Stated goal:
In the entries below, print exactly the lines from the first through the one with "zero=[0] * len(pos)))", both included, and none of the pictures.

Data:
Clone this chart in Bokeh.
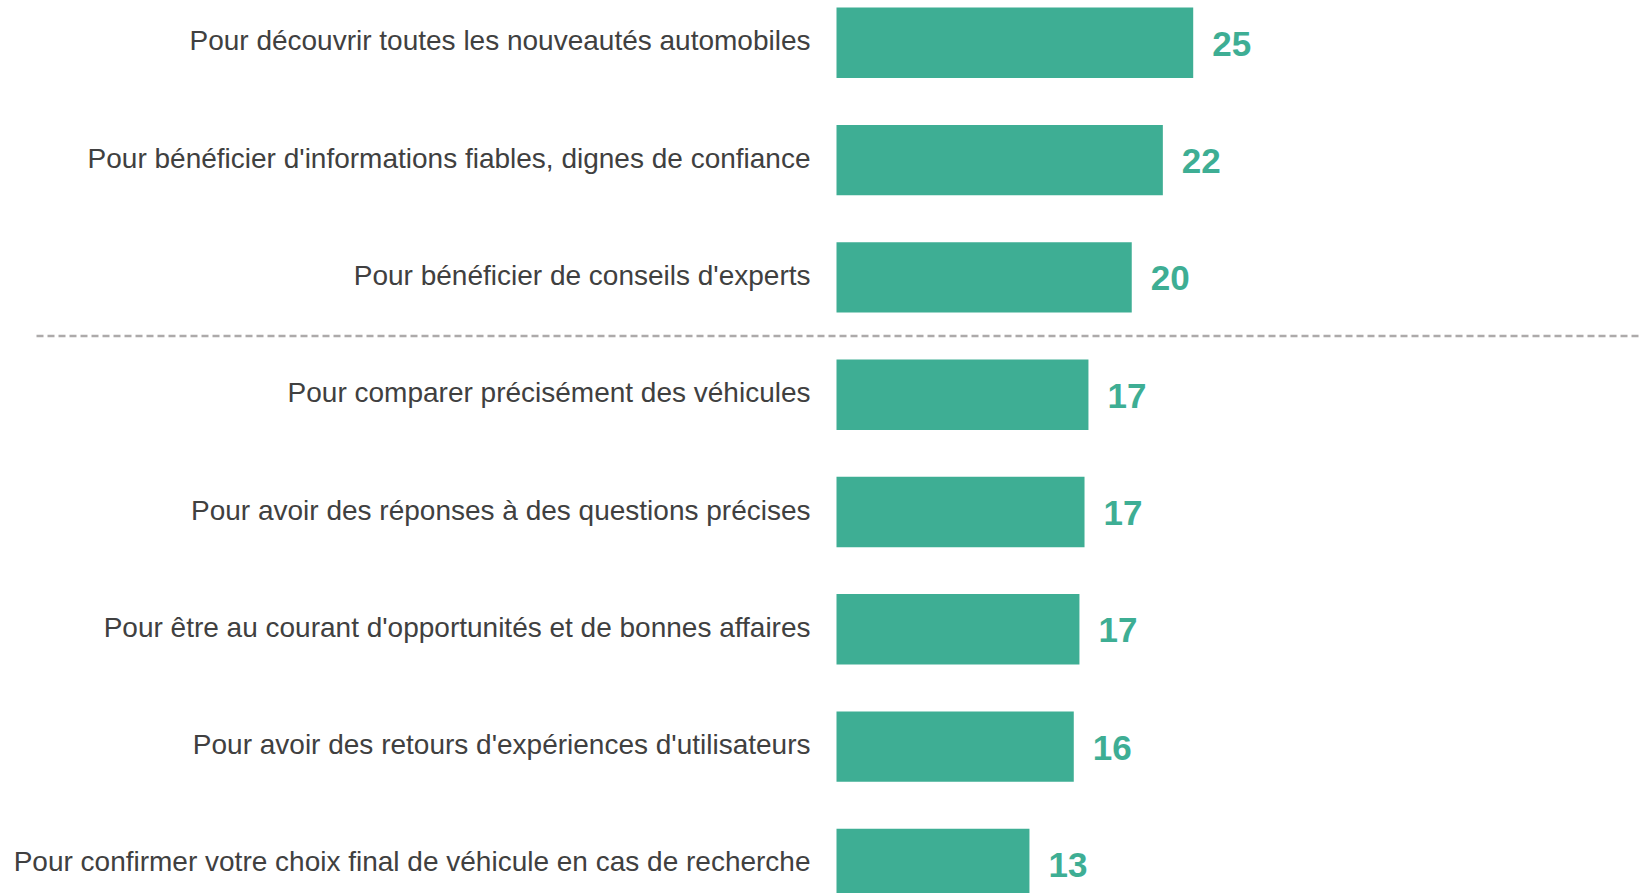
from bokeh.plotting import figure
from bokeh.models import Range1d, ColumnDataSource
from bokeh.core.properties import value
from bokeh.embed import file_html
from bokeh.resources import INLINE

categories = [
    "Pour découvrir toutes les nouveautés automobiles",
    "Pour bénéficier d'informations fiables, dignes de confiance",
    "Pour bénéficier de conseils d'experts",
    "Pour comparer précisément des véhicules",
    "Pour avoir des réponses à des questions précises",
    "Pour être au courant d'opportunités et de bonnes affaires",
    "Pour avoir des retours d'expériences d'utilisateurs",
    "Pour confirmer votre choix final de véhicule en cas de recherche",
]
values = [24.55, 22.46, 20.32, 17.34, 17.07, 16.72, 16.33, 13.28]
value_labels = ["25", "22", "20", "17", "17", "17", "16", "13"]
separator_after = 3  # dashed line between group of top 3 and the rest

BAR = "#3EAE94"
TXT = "#404040"

W, H = 1639, 893
px_per_unit = 14.53
x_start = -836 / px_per_unit
x_end = x_start + W / px_per_unit
row_px = 117.3
y_top = -42.3 / row_px
y_bottom = y_top + H / row_px

pos = list(range(len(categories)))
src = ColumnDataSource(dict(y=pos, v=values, cat=categories, lab=value_labels,
                            zero=[0] * len(pos)))

p = figure(width=W, height=H, output_backend="svg", toolbar_location=None,
           x_range=Range1d(x_start, x_end), y_range=Range1d(y_bottom, y_top),
           min_border=0, min_border_left=0, min_border_right=0,
           min_border_top=0, min_border_bottom=0)
p.axis.visible = False
p.grid.visible = False
p.outline_line_color = None
p.background_fill_color = "white"
p.border_fill_color = "white"

p.hbar(y="y", right="v", left=0, height=0.6, source=src,
       fill_color=BAR, line_color=None)

p.text(x="zero", y="y", text="cat", source=src, x_offset=-26, y_offset=-2,
       text_align="right", text_baseline="middle",
       text_font=value("Liberation Sans"), text_font_size="28px",
       text_color=TXT)

p.text(x="v", y="y", text="lab", source=src, x_offset=19, y_offset=1,
       text_align="left", text_baseline="middle",
       text_font=value("Liberation Sans"), text_font_style="bold",
       text_font_size="35px", text_color=BAR)

sep_y = separator_after - 0.5
p.segment(x0=[x_start + 36 / px_per_unit], x1=[x_end], y0=[sep_y], y1=[sep_y],
          line_color="#adaaaa", line_width=2.5, line_dash="7 4")

open("out.html", "w").write(file_html(p, INLINE))
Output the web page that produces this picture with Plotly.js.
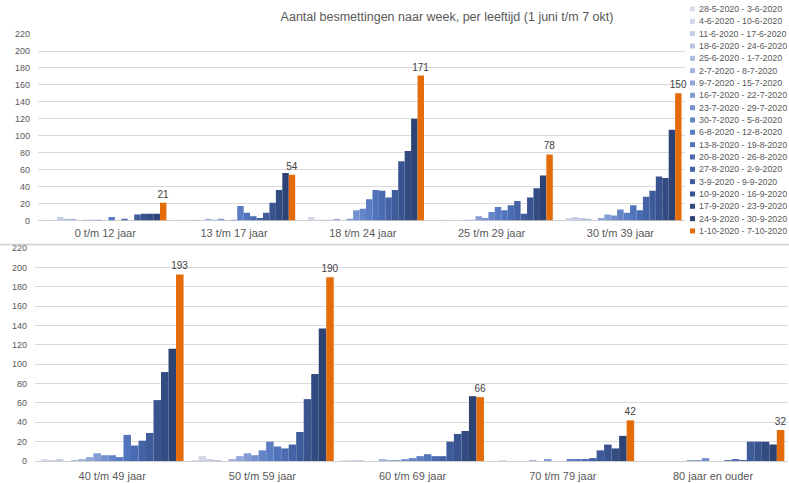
<!DOCTYPE html>
<html>
<head>
<meta charset="utf-8">
<script src="https://cdn.plot.ly/plotly-3.0.1.min.js"></script>
<style>html,body{margin:0;padding:0;background:#fff;}#chart{width:789px;height:483px;}</style>
</head>
<body>
<div id="chart"></div>
<script>
// ---- DATA ----
const weeks = ['28-5-2020 - 3-6-2020','4-6-2020 - 10-6-2020','11-6-2020 - 17-6-2020','18-6-2020 - 24-6-2020',
  '25-6-2020 - 1-7-2020','2-7-2020 - 8-7-2020','9-7-2020 - 15-7-2020','16-7-2020 - 22-7-2020',
  '23-7-2020 - 29-7-2020','30-7-2020 - 5-8-2020','6-8-2020 - 12-8-2020','13-8-2020 - 19-8-2020',
  '20-8-2020 - 26-8-2020','27-8-2020 - 2-9-2020','3-9-2020 - 9-9-2020','10-9-2020 - 16-9-2020',
  '17-9-2020 - 23-9-2020','24-9-2020 - 30-9-2020','1-10-2020 - 7-10-2020'];

const topGroups = ['0 t/m 12 jaar','13 t/m 17 jaar','18 t/m 24 jaar','25 t/m 29 jaar','30 t/m 39 jaar'];
const bottomGroups = ['40 t/m 49 jaar','50 t/m 59 jaar','60 t/m 69 jaar','70 t/m 79 jaar','80 jaar en ouder'];

const age0_12  = [0,1,4,2,2,0,1,1,1,0,4,0,2,0,7,8,8,8,21];
const age13_17 = [1,1,1,1,0,2,1,2,0,1,17,9,5,3,9,21,36,56,54];
const age18_24 = [0,4,1,1,1,2,0,2,12,14,25,36,35,27,36,70,82,120,171];
const age25_29 = [0,1,1,0,0,1,1,5,3,10,16,12,18,23,8,27,38,53,78];
const age30_39 = [0,3,4,3,2,0,3,7,6,13,9,18,12,28,35,52,50,107,150];
const age40_49 = [2,1,2,0,1,2,4,8,6,6,4,27,16,21,29,63,92,116,193];
const age50_59 = [1,5,2,1,0,2,5,8,6,11,20,15,13,17,30,64,90,137,190];
const age60_69 = [1,1,1,0,0,2,1,1,2,3,5,7,5,5,20,28,31,67,66];
const age70_79 = [0,1,0,0,0,1,0,2,0,0,2,2,2,3,11,17,13,26,42];
const age80plus = [0,0,0,0,0,0,1,1,3,0,0,1,2,1,20,20,20,17,32];

const topSeries = [age0_12, age13_17, age18_24, age25_29, age30_39];
const bottomSeries = [age40_49, age50_59, age60_69, age70_79, age80plus];

// ---- STYLE ----
const colors = ['#d9dde9','#d0d6e8','#c6cee6','#bac5e3','#adbbe0','#a0b1dc','#91a6d8','#839bd3','#7490ce',
  '#6585c8','#5a7cc3','#5073bb','#4a6bb1','#4463a6','#3e5b9a','#38538d','#324b80','#2c4373','#e46c0a'];

const W = 789, H = 483;
const last = weeks.length - 1;
const traces = [];
weeks.forEach((wk, i) => {
  const common = {type:'bar', name: wk, marker:{color: colors[i], line:{width:0}}, hoverinfo:'skip',
    cliponaxis:false, constraintext:'none'};
  const yt = topSeries.map(s => s[i]);
  const yb = bottomSeries.map(s => s[i]);
  const t1 = Object.assign({}, common, {x: topGroups, y: yt, xaxis:'x', yaxis:'y'});
  const t2 = Object.assign({}, common, {x: bottomGroups, y: yb, xaxis:'x2', yaxis:'y2'});
  if (i === last) {
    [t1, t2].forEach(t => {
      t.text = t.y.map(String);
      t.textposition = 'outside';
      t.textfont = {size: 10, color: '#404040', family: 'Liberation Sans, Arial, sans-serif'};
    });
  }
  traces.push(t1, t2);
});

const px = v => v / W;
const py = v => 1 - v / H;

const annotations = [];
const shapes = [
  {type:'line', xref:'paper', yref:'paper', x0:0, x1:1, y0:py(244.5), y1:py(244.5), line:{color:'#cfcfcf', width:1.5}}
];
weeks.forEach((wk, i) => {
  const yc = 9 + 12.33 * i;
  shapes.push({type:'rect', xref:'paper', yref:'paper', x0:px(690), x1:px(695), y0:py(yc+2.5), y1:py(yc-2.5),
    fillcolor: colors[i], line:{width:0}});
  annotations.push({xref:'paper', yref:'paper', x:px(697), y:py(yc), xanchor:'left', yanchor:'middle',
    text: wk, showarrow:false, font:{size:8.8, color:'#595959', family:'Liberation Sans, Arial, sans-serif'}});
});

const yax = {range:[0,221], dtick:20, tick0:0, showgrid:true, gridcolor:'#dadada', gridwidth:1,
  zeroline:true, zerolinecolor:'#d0d0d0', zerolinewidth:1, showline:false, ticks:'',
  tickfont:{size:9, color:'#595959'}, ticklabelstandoff:7, fixedrange:true};
const xax = {type:'category', showgrid:false, zeroline:false, showline:false, ticks:'',
  tickfont:{size:11, color:'#595959'}, fixedrange:true};

const layout = {
  width: W, height: H,
  margin:{l:0, r:0, t:0, b:0},
  paper_bgcolor:'#ffffff', plot_bgcolor:'#ffffff',
  font:{family:'Liberation Sans, Arial, sans-serif', color:'#595959'},
  title:{text:'Aantal besmettingen naar week, per leeftijd (1 juni t/m 7 okt)', x:px(447), xanchor:'center',
    y:py(17), yanchor:'middle', font:{size:12.5, color:'#595959'}},
  barmode:'group', bargap:0.05, bargroupgap:0,
  showlegend:false,
  xaxis: Object.assign({}, xax, {domain:[px(38), px(684.8)], anchor:'y', range:[-0.522, 4.5], ticklabelstandoff:4}),
  yaxis: Object.assign({}, yax, {domain:[py(220.5), py(33.2)], anchor:'x'}),
  xaxis2: Object.assign({}, xax, {domain:[px(35), px(788.1)], anchor:'y2', range:[-0.514, 4.5], ticklabelstandoff:7}),
  yaxis2: Object.assign({}, yax, {domain:[py(461), py(247.3)], anchor:'x2'}),
  shapes: shapes,
  annotations: annotations
};

Plotly.newPlot('chart', traces, layout, {displayModeBar:false, staticPlot:true});
</script>
</body>
</html>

Finished answer:
Clone this chart in Bokeh.
from bokeh.plotting import figure
from bokeh.models import Range1d, ColumnDataSource
from bokeh.core.properties import value
from bokeh.embed import file_html
from bokeh.resources import INLINE

categories = [
    "Pour découvrir toutes les nouveautés automobiles",
    "Pour bénéficier d'informations fiables, dignes de confiance",
    "Pour bénéficier de conseils d'experts",
    "Pour comparer précisément des véhicules",
    "Pour avoir des réponses à des questions précises",
    "Pour être au courant d'opportunités et de bonnes affaires",
    "Pour avoir des retours d'expériences d'utilisateurs",
    "Pour confirmer votre choix final de véhicule en cas de recherche",
]
values = [24.55, 22.46, 20.32, 17.34, 17.07, 16.72, 16.33, 13.28]
value_labels = ["25", "22", "20", "17", "17", "17", "16", "13"]
separator_after = 3  # dashed line between group of top 3 and the rest

BAR = "#3EAE94"
TXT = "#404040"

W, H = 1639, 893
px_per_unit = 14.53
x_start = -836 / px_per_unit
x_end = x_start + W / px_per_unit
row_px = 117.3
y_top = -42.3 / row_px
y_bottom = y_top + H / row_px

pos = list(range(len(categories)))
src = ColumnDataSource(dict(y=pos, v=values, cat=categories, lab=value_labels,
                            zero=[0] * len(pos)))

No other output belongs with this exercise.